There are now good reasons for reversing this trend and embracing a new interoperability agenda.

Five factors are incentivizing change

These drivers mean it will be increasingly hard for any company to remain competitive and sustain a lack of commitment to across-the-board interoperability:

  1. Users’ awareness is much improved. They are no longer accepting half-hearted, piecemeal support for standards. And they are starting to vote with their wallets.

  2. Networked resources, cloud computing and multi-vendor service models are exposing the high cost of non-interoperability.

  3. There are companies offering alternative products and services that are genuinely compliant with key industry standards such as TMX and XLIFF. These show that the problem is not the existence of standards, but their implementation.

  4. New industry initiatives, such as the Interoperability Manifesto, have been launched to enforce, improve and promote much-needed standards.

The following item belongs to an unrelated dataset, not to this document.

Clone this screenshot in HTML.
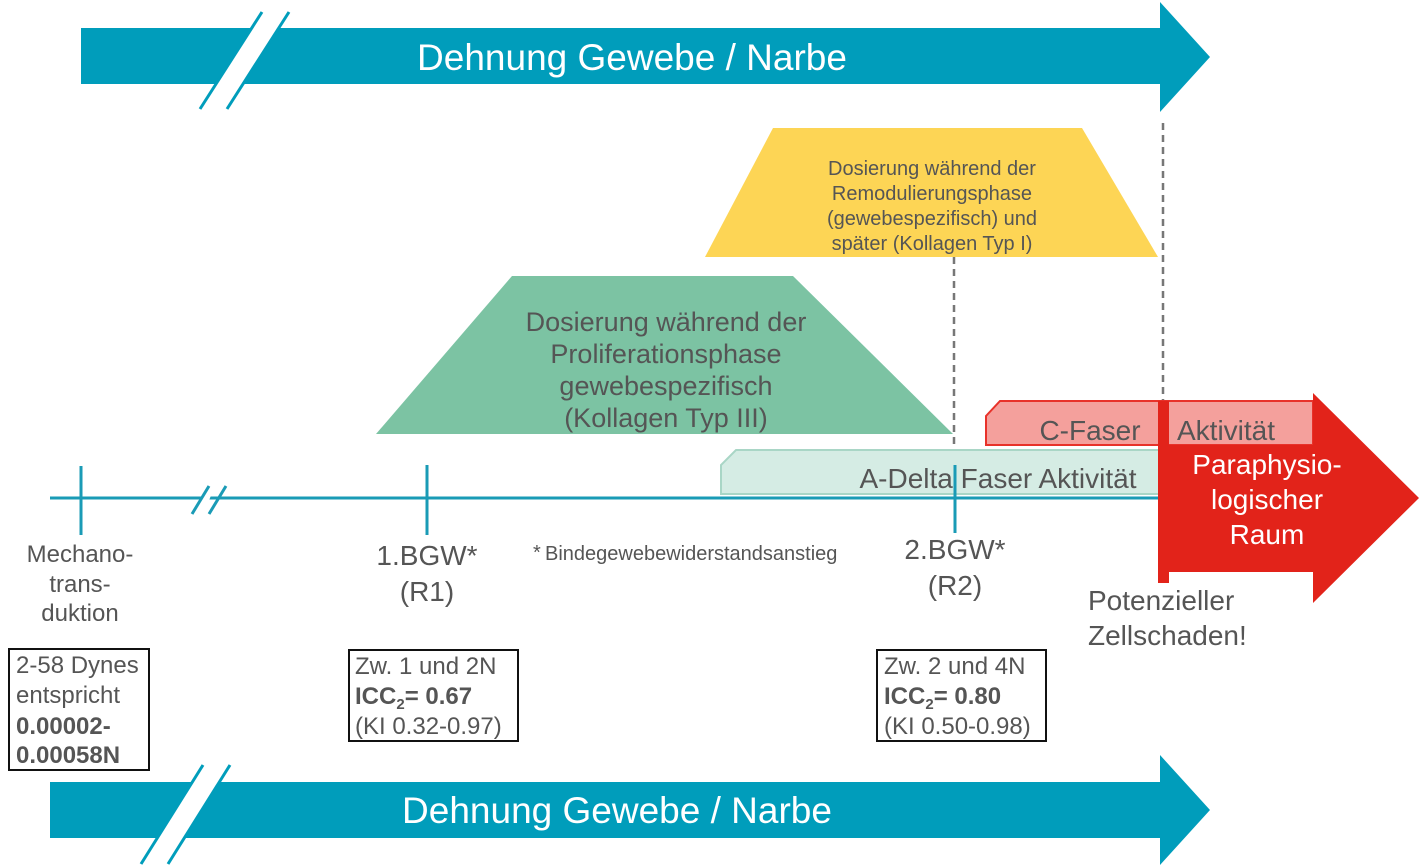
<!DOCTYPE html>
<html><head><meta charset="utf-8"><style>
html,body{margin:0;padding:0;background:#fff;}
svg{display:block;font-family:"Liberation Sans",Arial,sans-serif;}
</style></head><body>
<svg width="1420" height="867" viewBox="0 0 1420 867" xmlns="http://www.w3.org/2000/svg">
<!-- top arrow -->
<polygon points="81,28 1160,28 1160,2 1210,57 1160,112 1160,84 81,84" fill="#009dbb"/>
<polygon points="262,12 289,12 227,109 200,109" fill="#fff"/>
<line x1="262" y1="12" x2="200" y2="109" stroke="#009dbb" stroke-width="3"/>
<line x1="289" y1="12" x2="227" y2="109" stroke="#009dbb" stroke-width="3"/>
<text x="632" y="70" font-size="37" fill="#fff" text-anchor="middle">Dehnung Gewebe / Narbe</text>

<!-- bottom arrow -->
<polygon points="50,782 1160,782 1160,755 1210,810 1160,865 1160,838 50,838" fill="#009dbb"/>
<polygon points="203,765 230,765 168,864 141,864" fill="#fff"/>
<line x1="203" y1="765" x2="141" y2="864" stroke="#009dbb" stroke-width="3"/>
<line x1="230" y1="765" x2="168" y2="864" stroke="#009dbb" stroke-width="3"/>
<text x="617" y="823" font-size="37" fill="#fff" text-anchor="middle">Dehnung Gewebe / Narbe</text>

<!-- yellow trapezoid -->
<polygon points="773,128 1082,128 1158,257 705,257" fill="#fdd555"/>
<g font-size="20" fill="#555" text-anchor="middle">
<text x="932" y="175">Dosierung während der</text>
<text x="932" y="200">Remodulierungsphase</text>
<text x="932" y="225">(gewebespezifisch)  und</text>
<text x="932" y="250">später (Kollagen Typ I)</text>
</g>

<!-- green trapezoid -->
<polygon points="512,276 793,276 953,434 376,434" fill="#7cc3a3"/>
<g font-size="27" fill="#555" text-anchor="middle">
<text x="666" y="331">Dosierung während der</text>
<text x="666" y="363">Proliferationsphase</text>
<text x="666" y="395">gewebespezifisch</text>
<text x="666" y="427">(Kollagen Typ III)</text>
</g>

<!-- dashed lines -->
<line x1="954" y1="257" x2="954" y2="448" stroke="#777" stroke-width="2.5" stroke-dasharray="7,5"/>
<line x1="1163" y1="123" x2="1163" y2="400" stroke="#777" stroke-width="2.5" stroke-dasharray="7,5"/>

<!-- C-Faser -->
<polygon points="1000,401 1313,401 1313,445 986,445 986,416" fill="#f4a09c" stroke="#e8322a" stroke-width="2"/>
<text x="1090" y="440" font-size="28" fill="#555" text-anchor="middle">C-Faser</text>
<text x="1226" y="440" font-size="28" fill="#555" text-anchor="middle">Aktivität</text>

<!-- A-Delta -->
<polygon points="736,450 1163,450 1163,494 721,494 721,465" fill="#d5ece4" stroke="#a9d6c6" stroke-width="2"/>
<text x="998" y="488" font-size="28" fill="#555" text-anchor="middle">A-Delta Faser Aktivität</text>

<!-- axis -->
<line x1="50" y1="498" x2="1165" y2="498" stroke="#1a9bb6" stroke-width="3"/>
<polygon points="205,488 214,488 206,508 197,508" fill="#fff"/>
<line x1="209" y1="486" x2="192" y2="514" stroke="#1a9bb6" stroke-width="3"/>
<line x1="226" y1="486" x2="209" y2="514" stroke="#1a9bb6" stroke-width="3"/>
<line x1="81" y1="466" x2="81" y2="535" stroke="#1a9bb6" stroke-width="3"/>
<line x1="427" y1="465" x2="427" y2="535" stroke="#1a9bb6" stroke-width="3"/>
<line x1="955" y1="465" x2="955" y2="533" stroke="#1a9bb6" stroke-width="3"/>

<!-- red arrow -->
<polygon points="1163,445 1313,445 1313,393 1419,498 1313,603 1313,572 1169,572 1169,583 1158,583 1158,401 1163,401" fill="#e2231a"/>
<rect x="1158" y="401" width="11" height="182" fill="#e2231a"/>
<g font-size="28" fill="#fff" text-anchor="middle">
<text x="1267" y="474">Paraphysio-</text>
<text x="1267" y="509">logischer</text>
<text x="1267" y="544">Raum</text>
</g>

<!-- labels -->
<g font-size="24" fill="#555" text-anchor="middle">
<text x="80" y="562">Mechano-</text>
<text x="80" y="592">trans-</text>
<text x="80" y="621">duktion</text>
</g>
<g font-size="28" fill="#555" text-anchor="middle">
<text x="427" y="565">1.BGW*</text>
<text x="427" y="601">(R1)</text>
<text x="955" y="559">2.BGW*</text>
<text x="955" y="595">(R2)</text>
</g>
<text x="533" y="559" font-size="20" fill="#555">*</text>
<text x="545" y="560" font-size="20" fill="#555">Bindegewebewiderstandsanstieg</text>
<g font-size="28" fill="#555">
<text x="1088" y="610">Potenzieller</text>
<text x="1088" y="645">Zellschaden!</text>
</g>

<!-- boxes -->
<rect x="9" y="649" width="140" height="121" fill="#fff" stroke="#111" stroke-width="2"/>
<g font-size="24" fill="#555">
<text x="16" y="673">2-58 Dynes</text>
<text x="16" y="703">entspricht</text>
<text x="16" y="734" font-weight="bold">0.00002-</text>
<text x="16" y="763" font-weight="bold">0.00058N</text>
</g>
<rect x="349" y="650" width="169" height="91" fill="#fff" stroke="#111" stroke-width="2"/>
<g font-size="24" fill="#555">
<text x="355" y="674">Zw. 1 und 2N</text>
<text x="355" y="704" font-weight="bold">ICC<tspan font-size="15" dy="5">2</tspan><tspan dy="-5">= 0.67</tspan></text>
<text x="355" y="734">(KI 0.32-0.97)</text>
</g>
<rect x="877" y="650" width="169" height="91" fill="#fff" stroke="#111" stroke-width="2"/>
<g font-size="24" fill="#555">
<text x="884" y="674">Zw. 2 und 4N</text>
<text x="884" y="704" font-weight="bold">ICC<tspan font-size="15" dy="5">2</tspan><tspan dy="-5">= 0.80</tspan></text>
<text x="884" y="734">(KI 0.50-0.98)</text>
</g>
</svg>
</body></html>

  5. And the über driver: connecting and collaborating are the zeitgeist. Recent developments across industry sectors tell us that closed shops are opening up to exploit new profit pools.

Beyond old conflicts

We no longer have to choose between being generous by helping the world and being mean because we put ourselves first.

Today, we can be good, help the world, and protect our bottom line, all at the same time. One of the noblest aims of our industry, surely, is to help the world communicate more effectively. We are most successful in pursuing this mission when we can ensure that our text, terminology and translation memories can move freely among tools, translators and platforms without losing their value, format or attributes.

The TAUS experience

As we build the TAUS Data Association language data sharing platform, our experiences affirm what we already know, that the devil is in the details, and that standards are the only way to solve or avoid sticky little problems and streamline our processes.

TDA is built on two key standards: TMX and XLIFF. Close to 3 billion words in 320 language pairs are shared and stored in the TDA repository in TMX 1.4 format. But when users download a TMX file and use it in their own editor, they may well lose matches, simply because the original translation-tool vendors decided to apply a slightly non-standard TMX standard.

In the past four months our development team has worked hard to facilitate direct leveraging of translations from the TDA repository. This new Translation Matching service is based on the XLIFF standard, so that any editing, publishing or translation tool that is compliant with XLIFF can communicate with the TDA database and retrieve translation matches.

But once again, we are seeing that market leaders and others have used the extensions features of the XLIFF standard to differentiate rather than comply with the common way of tagging metadata. Others do not even attempt compliance.

Answering the TAUS call of duty

TAUS’s relentless push for open translation platforms, innovation, collaboration and sharing language data leads to this critical question: can you build successful service companies and at the same time serve the greater duty of our industry to benefit the world as a whole?

We believe this is both possible and desirable. And we call on industry constituencies to answer this “call of duty”:

  • Market leaders in publishing, office productivity and content management software should explore ways to make their products truly XLIFF compliant. Imagine if Word and InDesign, for instance, had a simple File >> Export to XLIFF feature. Publishers would save 10% to 15% on their own localization costs (usually listed as ‘engineering costs’ on the bill). Their customers would gratefully save the same again on their localization costs. Translation tool vendors would no longer need to invest in (individually) developing filters for each subsequent release of every editing, publishing and CMS system.

  • Translation tool vendors make your products fully compliant with standards such as TMX and XLIFF. This will enable translation memories to be used in every translation tool without losing any attributes or matching capacity. We would easily gain 15% to 25% by recycling previous translations across the industry. Resulting in happier translators and happier customers.

  • Owners of translation memories (translators, and agencies or their customers) stop worrying that sharing translations with everyone else somehow means “losing” them. Upload what you can to the TDA repository. Clearly, confidential data should remain ring-fenced. Why not share the translations of products and services that are already on the market? If others can access your translations through a legitimate, curated industry platform, your products and services will be better translated, supported and understood. And will sell better. With access to the world’s translations, you will be able to translate more effectively and much faster.

This is a call for everyone to help themselves by helping the industry and the world we serve. Just imagine how much we can save in costs, how much more we can translate, and how so many more people can benefit from what we do. Including our market leaders!